Georgia to Require Students to Pick Career Path Georgia is about to start requiring its 9th graders to pick a career path and follow a class schedule that's at least partially tailored to it, in response to House Bill 186. The objective is to raise career and college readiness. Students will pick a potential job to pursue in one of 17 broad career categories. Teachers would start talking to students about potential career opportunities, starting as early as 5th grade. (Atlanta Journal-Constitution, 12/12/11) (summary courtesy of ECS e-clips)
I recall in the 1970's and 80's some schools used tracking to decide in middle school which students were fit for college and which should pursue a "vocational" track instead. Tracking proved to be misguided at best., inequitable, and even discriminatory in some cases. Factors such as parent's socioeconomic status or career choice, or the child's academic progress at one point in time, could easily influence a guidance counselor's advice about a child's "fitness" for a track.

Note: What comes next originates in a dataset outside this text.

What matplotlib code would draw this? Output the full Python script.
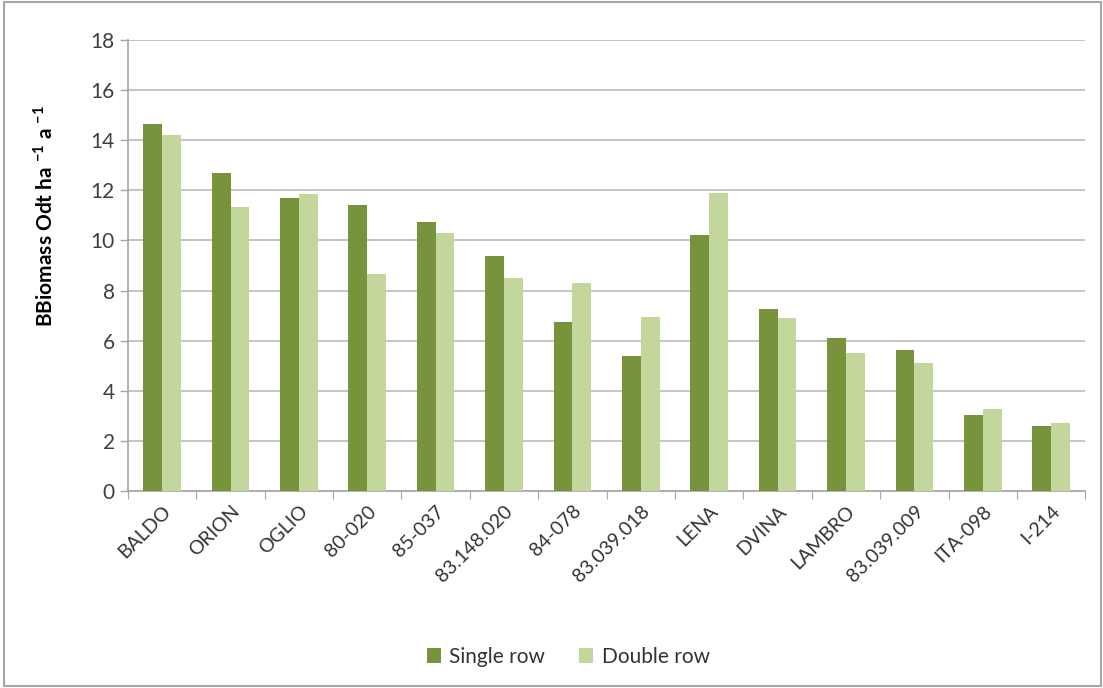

I agree with Marc Hayes, an Internet company owner quoted in the article that 9th graders have no idea what career would best for them and that the job market will be different by the time they enter it. But I have a bigger concern that focusing on one path will close doors and limit options in a world that has all but eliminated the concept of a life-long career. The right approach would promote a focus for "career readiness" while sending the message that your chosen career may not exist in ten years and you need life-long learning "readiness" to take on whatever the world needs.